• **Supplied records**:
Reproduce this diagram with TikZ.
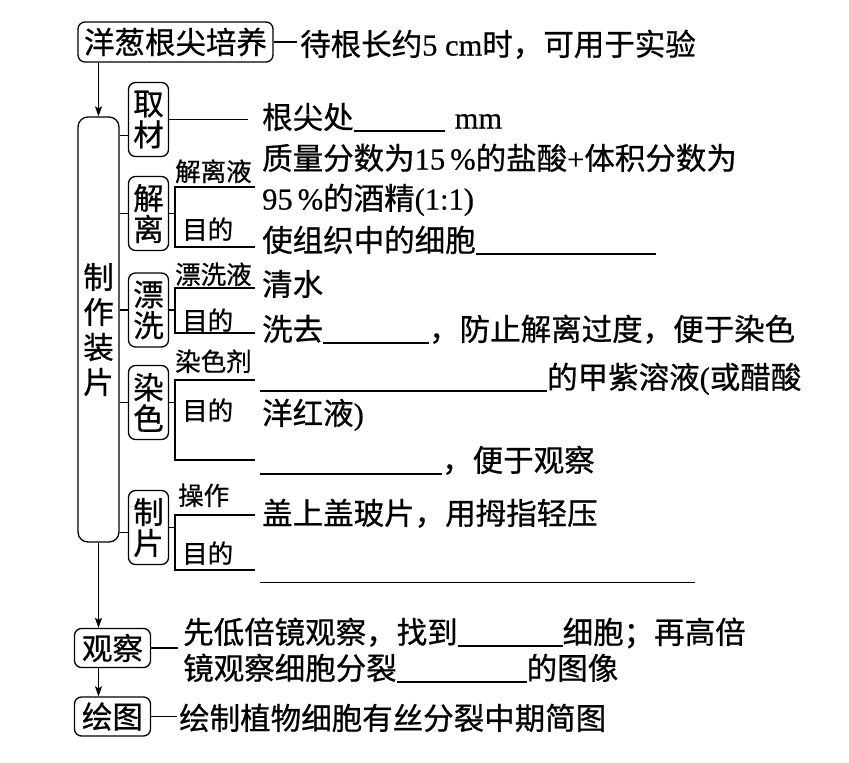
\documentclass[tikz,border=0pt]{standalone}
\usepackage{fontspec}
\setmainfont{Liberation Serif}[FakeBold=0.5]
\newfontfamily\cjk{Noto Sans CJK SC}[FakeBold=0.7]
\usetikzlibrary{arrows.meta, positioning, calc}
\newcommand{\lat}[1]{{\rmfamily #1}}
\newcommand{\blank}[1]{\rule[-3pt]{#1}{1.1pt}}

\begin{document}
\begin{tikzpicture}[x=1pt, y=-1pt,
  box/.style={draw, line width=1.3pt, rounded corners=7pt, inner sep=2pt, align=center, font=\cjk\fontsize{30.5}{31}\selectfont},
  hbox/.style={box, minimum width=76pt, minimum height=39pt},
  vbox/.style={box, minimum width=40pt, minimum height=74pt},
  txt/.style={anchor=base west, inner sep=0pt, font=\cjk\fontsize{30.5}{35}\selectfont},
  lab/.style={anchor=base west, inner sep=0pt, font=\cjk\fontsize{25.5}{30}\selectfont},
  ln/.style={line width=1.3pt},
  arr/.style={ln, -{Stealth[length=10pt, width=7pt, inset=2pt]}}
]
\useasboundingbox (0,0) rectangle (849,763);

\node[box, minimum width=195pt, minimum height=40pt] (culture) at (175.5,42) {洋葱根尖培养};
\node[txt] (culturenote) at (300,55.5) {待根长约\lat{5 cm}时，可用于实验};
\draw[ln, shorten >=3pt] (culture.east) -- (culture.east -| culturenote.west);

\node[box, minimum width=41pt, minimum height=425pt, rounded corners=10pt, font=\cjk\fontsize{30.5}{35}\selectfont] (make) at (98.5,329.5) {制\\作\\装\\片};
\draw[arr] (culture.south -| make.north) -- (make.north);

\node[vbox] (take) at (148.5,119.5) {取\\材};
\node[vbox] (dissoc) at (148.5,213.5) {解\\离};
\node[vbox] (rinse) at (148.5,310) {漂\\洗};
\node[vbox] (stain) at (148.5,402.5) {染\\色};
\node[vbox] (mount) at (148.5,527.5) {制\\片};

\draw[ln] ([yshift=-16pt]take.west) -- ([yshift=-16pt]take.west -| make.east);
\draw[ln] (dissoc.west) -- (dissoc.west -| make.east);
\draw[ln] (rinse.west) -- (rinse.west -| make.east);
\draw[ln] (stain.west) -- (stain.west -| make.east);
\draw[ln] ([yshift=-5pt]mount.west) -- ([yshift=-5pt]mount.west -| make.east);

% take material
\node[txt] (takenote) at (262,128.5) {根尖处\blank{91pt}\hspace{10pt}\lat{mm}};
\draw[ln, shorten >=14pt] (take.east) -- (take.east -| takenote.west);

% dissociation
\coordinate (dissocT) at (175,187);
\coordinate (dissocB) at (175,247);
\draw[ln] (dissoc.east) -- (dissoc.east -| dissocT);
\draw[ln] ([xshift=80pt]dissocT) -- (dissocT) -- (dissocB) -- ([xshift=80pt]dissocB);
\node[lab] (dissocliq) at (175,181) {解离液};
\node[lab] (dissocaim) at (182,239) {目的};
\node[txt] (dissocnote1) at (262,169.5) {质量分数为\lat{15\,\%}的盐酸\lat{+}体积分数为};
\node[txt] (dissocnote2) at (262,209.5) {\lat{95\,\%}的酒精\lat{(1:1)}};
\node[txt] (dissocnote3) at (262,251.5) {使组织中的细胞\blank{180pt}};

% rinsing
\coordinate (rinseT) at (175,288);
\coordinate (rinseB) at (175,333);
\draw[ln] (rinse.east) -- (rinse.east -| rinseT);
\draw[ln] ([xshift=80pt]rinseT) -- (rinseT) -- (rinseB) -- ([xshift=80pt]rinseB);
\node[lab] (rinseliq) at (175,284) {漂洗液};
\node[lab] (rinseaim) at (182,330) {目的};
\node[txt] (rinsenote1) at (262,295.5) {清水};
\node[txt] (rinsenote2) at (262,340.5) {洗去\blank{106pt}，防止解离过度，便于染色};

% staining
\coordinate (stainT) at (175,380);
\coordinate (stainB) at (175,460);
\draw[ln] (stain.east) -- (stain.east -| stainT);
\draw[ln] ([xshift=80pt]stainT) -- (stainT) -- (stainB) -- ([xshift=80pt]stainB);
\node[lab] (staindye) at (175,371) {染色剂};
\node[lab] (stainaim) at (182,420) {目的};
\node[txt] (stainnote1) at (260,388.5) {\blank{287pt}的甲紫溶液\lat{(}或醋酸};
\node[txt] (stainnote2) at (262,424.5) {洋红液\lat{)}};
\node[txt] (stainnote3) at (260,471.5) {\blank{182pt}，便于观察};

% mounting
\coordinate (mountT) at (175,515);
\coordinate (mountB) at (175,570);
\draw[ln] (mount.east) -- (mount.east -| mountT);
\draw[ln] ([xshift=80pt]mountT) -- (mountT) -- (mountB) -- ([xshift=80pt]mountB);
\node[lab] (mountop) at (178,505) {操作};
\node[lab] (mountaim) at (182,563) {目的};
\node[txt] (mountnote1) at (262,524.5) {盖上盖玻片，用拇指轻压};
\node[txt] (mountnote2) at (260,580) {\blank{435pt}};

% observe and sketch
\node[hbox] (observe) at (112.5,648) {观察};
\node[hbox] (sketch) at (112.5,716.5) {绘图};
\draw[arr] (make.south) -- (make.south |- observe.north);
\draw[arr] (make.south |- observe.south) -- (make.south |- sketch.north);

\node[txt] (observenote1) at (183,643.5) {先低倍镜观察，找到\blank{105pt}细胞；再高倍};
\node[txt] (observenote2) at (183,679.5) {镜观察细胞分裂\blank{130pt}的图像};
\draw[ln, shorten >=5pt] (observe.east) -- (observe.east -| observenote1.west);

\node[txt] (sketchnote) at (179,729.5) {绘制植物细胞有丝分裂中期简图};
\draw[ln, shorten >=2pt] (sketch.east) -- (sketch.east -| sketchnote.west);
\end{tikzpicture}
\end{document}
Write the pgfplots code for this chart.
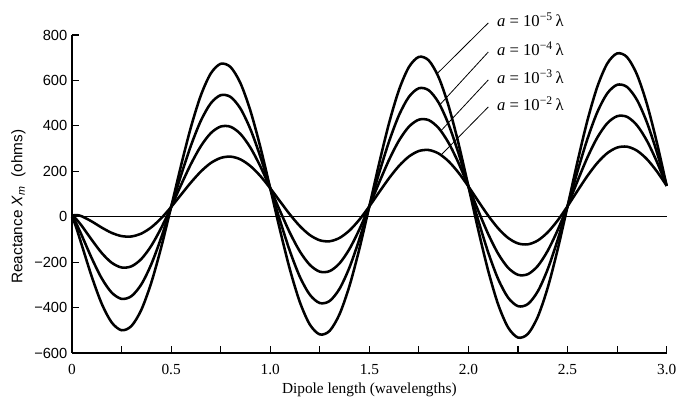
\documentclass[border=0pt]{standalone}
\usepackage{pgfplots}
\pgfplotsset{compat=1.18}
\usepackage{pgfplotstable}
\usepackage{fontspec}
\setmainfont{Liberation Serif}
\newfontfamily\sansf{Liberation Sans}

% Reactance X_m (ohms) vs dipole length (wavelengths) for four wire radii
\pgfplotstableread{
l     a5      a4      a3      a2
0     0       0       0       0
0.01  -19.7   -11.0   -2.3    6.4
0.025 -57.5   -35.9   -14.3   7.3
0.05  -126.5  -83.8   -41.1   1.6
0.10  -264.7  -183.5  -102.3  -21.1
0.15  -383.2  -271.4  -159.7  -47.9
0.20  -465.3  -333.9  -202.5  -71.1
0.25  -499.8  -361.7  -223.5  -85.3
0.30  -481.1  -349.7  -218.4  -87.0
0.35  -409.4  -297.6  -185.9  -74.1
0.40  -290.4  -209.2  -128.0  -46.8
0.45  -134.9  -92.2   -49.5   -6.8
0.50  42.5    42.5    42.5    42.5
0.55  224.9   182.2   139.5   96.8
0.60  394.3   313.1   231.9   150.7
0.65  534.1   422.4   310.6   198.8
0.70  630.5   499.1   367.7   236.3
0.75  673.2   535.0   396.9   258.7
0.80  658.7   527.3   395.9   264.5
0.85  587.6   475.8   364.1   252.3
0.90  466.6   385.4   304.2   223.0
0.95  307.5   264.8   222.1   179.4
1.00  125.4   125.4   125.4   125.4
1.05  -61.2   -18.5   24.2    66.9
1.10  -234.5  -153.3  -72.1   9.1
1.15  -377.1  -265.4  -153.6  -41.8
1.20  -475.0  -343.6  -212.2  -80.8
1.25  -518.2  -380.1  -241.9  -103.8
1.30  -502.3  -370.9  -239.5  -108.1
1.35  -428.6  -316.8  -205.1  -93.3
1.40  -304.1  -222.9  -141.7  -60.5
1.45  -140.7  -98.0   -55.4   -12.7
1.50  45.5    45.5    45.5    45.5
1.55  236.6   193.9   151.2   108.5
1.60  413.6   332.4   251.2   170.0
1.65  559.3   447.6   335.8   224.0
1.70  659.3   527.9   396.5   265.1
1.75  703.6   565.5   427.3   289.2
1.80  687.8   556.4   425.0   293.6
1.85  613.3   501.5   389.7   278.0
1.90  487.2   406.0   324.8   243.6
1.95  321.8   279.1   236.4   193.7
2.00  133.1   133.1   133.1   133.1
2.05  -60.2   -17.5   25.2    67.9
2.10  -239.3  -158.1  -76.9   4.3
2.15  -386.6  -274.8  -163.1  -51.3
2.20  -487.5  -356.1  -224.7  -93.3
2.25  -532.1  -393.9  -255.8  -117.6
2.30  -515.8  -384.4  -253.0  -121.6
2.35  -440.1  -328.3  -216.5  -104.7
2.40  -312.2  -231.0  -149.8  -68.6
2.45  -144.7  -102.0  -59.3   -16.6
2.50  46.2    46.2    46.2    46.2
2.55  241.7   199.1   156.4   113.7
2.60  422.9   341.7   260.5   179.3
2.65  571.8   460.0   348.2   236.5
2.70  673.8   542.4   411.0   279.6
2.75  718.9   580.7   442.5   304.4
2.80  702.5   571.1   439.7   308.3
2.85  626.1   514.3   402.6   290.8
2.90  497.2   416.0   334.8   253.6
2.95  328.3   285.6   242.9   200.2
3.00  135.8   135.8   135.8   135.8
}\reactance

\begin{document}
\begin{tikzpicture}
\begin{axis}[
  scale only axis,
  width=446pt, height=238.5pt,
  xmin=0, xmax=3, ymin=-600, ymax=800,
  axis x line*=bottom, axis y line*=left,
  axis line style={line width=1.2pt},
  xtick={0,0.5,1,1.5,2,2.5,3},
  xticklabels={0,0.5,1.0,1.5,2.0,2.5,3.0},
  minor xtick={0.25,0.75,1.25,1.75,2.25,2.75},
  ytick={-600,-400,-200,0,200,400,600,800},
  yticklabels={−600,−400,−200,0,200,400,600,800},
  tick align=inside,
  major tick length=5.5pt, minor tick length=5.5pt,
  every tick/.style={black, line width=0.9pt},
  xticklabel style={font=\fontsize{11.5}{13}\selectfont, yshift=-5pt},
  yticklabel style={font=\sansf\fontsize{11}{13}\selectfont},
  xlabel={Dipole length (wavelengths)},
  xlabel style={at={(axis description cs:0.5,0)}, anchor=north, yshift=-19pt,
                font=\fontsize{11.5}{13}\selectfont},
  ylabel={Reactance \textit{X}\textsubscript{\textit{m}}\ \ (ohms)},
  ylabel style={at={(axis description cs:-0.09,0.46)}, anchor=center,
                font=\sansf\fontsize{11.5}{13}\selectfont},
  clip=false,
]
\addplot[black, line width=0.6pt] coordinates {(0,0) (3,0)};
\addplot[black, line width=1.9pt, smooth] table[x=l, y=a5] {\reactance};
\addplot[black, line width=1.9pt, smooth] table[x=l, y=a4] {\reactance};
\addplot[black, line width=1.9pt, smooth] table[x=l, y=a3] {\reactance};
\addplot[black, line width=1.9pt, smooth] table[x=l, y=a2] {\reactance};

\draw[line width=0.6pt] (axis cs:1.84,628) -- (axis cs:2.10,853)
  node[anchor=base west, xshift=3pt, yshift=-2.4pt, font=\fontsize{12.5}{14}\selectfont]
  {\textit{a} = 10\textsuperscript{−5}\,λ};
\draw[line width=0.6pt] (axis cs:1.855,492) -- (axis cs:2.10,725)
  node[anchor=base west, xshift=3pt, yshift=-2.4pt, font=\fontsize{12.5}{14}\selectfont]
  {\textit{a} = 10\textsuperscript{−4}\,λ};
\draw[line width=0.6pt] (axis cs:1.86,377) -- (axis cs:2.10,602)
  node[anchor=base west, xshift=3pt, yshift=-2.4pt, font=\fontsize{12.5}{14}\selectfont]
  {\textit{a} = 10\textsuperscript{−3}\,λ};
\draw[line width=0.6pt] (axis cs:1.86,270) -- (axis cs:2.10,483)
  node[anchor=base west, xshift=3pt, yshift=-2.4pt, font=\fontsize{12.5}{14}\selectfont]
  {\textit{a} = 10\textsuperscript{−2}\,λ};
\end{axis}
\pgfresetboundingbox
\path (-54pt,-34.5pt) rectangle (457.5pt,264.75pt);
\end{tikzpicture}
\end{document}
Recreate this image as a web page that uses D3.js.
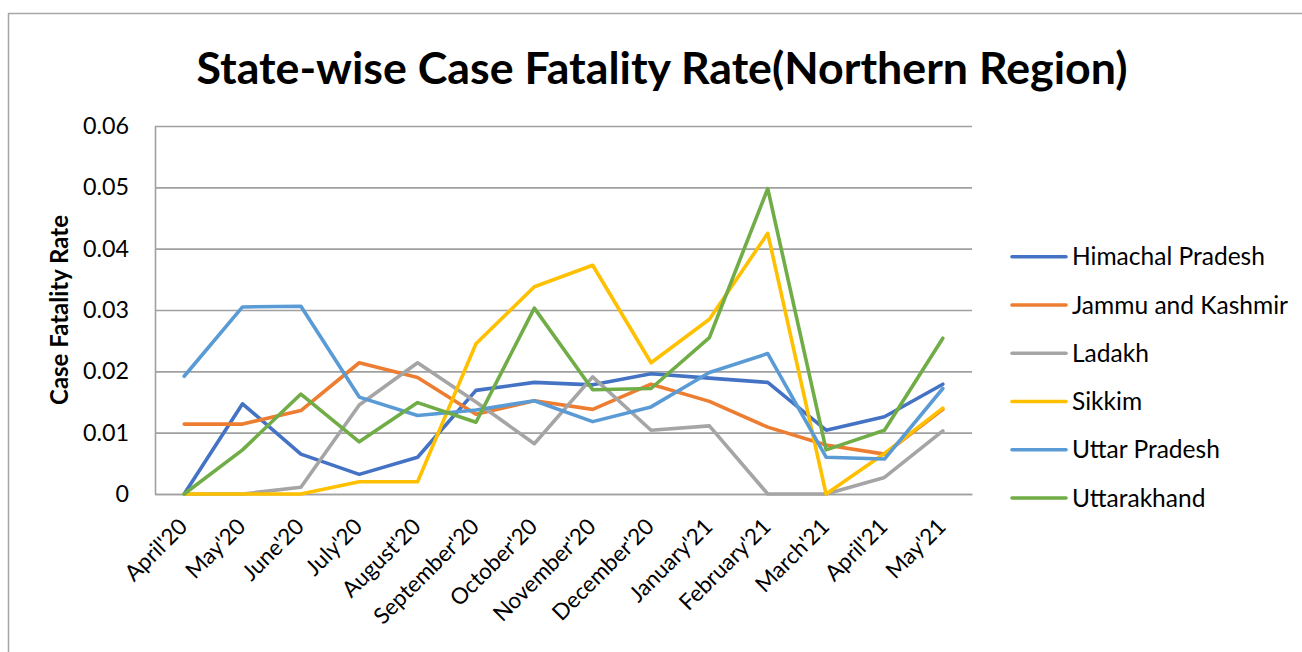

• **What needs to be done**: Which lines hold the word "this"? Copy each of them from the records.

• **Worked answer**:
Reproduce this diagram with TikZ.
Write the pgfplots code for this chart.
Recreate this image as a web page that uses D3.js.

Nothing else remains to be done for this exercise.